## [PROBLEM TO WORK ON]
Pull each line containing "with" out of the data and copy it.

## [GIVEN INFORMATION]
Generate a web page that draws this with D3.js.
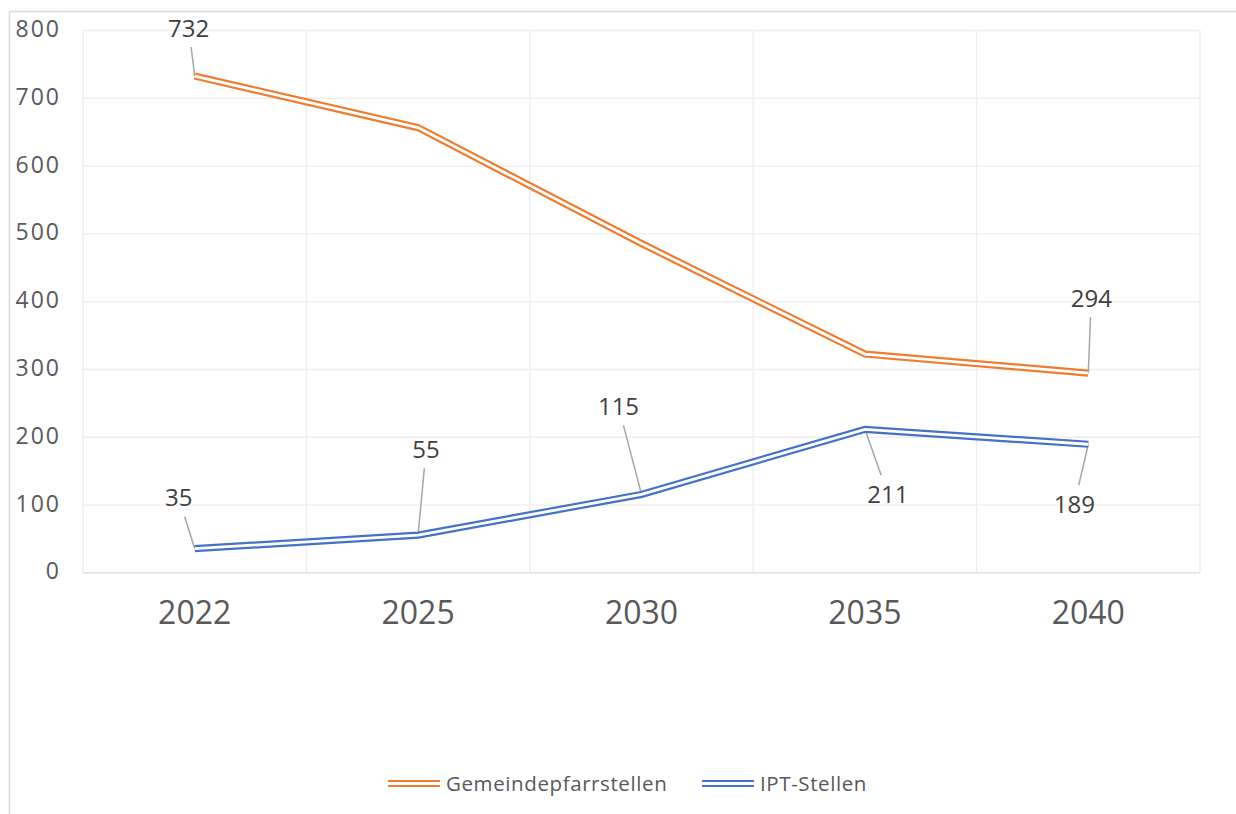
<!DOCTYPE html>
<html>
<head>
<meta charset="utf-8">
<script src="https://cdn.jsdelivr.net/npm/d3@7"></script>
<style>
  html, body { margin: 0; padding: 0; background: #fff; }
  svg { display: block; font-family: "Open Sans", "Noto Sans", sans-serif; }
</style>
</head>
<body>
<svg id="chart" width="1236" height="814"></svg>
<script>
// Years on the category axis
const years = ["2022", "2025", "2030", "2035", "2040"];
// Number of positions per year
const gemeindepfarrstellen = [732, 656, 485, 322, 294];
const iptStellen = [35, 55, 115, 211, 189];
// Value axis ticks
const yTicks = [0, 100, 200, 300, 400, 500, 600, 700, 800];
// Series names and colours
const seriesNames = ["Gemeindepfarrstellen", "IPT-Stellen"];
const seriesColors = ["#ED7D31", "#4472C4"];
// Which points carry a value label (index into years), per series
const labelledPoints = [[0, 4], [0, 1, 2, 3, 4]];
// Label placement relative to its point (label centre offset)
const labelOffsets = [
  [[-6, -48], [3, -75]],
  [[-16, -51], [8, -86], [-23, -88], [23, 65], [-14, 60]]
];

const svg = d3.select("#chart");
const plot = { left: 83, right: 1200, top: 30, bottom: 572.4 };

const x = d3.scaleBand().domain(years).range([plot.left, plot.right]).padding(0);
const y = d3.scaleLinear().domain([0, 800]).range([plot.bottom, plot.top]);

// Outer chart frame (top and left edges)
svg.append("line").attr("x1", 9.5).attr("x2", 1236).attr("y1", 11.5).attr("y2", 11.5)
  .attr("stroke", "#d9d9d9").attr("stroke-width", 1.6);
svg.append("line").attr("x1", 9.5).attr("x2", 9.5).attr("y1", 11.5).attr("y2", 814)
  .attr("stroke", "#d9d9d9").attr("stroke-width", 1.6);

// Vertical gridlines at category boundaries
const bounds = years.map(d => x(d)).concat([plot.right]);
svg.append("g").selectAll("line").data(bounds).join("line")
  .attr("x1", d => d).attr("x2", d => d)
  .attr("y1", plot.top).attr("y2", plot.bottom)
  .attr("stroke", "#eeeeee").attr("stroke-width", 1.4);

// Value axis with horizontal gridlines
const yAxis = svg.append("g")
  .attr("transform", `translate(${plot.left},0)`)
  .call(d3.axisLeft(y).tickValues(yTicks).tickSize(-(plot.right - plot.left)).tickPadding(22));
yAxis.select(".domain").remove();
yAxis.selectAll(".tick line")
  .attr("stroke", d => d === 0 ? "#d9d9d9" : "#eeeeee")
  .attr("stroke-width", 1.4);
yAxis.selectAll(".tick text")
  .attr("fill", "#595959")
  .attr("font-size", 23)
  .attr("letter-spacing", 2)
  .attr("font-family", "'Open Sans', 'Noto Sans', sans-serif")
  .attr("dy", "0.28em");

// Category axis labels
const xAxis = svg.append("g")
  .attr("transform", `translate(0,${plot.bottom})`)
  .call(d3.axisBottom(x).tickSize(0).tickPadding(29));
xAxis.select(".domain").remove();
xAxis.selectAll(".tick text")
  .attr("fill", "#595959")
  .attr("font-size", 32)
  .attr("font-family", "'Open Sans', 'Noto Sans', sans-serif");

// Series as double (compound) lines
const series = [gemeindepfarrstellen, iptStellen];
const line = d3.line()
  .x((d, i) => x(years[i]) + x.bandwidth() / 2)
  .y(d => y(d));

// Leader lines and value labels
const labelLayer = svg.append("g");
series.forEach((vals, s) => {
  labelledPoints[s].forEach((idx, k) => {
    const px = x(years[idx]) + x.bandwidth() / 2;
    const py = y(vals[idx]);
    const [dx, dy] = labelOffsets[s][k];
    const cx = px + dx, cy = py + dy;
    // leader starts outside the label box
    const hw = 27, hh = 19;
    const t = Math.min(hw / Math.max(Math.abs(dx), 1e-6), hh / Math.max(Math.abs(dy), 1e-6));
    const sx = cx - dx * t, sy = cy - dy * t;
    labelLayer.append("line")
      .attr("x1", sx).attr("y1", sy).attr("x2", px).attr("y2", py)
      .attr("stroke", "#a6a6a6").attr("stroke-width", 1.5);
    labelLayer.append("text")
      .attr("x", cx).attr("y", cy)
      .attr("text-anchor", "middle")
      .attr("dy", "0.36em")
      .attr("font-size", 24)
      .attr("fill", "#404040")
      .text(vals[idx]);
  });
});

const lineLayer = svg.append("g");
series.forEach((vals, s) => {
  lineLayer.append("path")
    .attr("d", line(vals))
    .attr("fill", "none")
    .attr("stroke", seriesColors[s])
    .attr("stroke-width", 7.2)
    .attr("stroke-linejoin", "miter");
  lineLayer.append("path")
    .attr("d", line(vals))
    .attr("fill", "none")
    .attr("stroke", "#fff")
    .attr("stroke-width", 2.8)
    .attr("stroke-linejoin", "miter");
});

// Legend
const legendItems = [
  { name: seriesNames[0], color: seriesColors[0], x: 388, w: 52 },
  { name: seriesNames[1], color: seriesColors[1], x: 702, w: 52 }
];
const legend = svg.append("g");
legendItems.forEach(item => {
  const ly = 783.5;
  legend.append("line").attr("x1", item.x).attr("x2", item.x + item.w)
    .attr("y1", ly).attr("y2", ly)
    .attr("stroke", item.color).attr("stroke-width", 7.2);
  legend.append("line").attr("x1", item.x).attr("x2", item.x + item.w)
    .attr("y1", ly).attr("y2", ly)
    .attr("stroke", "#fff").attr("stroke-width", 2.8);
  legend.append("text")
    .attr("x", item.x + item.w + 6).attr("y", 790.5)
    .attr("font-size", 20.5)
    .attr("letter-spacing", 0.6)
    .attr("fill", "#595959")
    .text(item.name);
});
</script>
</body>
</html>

## [EXPECTED ANSWER]
Generate a web page that draws this with D3.js.
// Value axis with horizontal gridlines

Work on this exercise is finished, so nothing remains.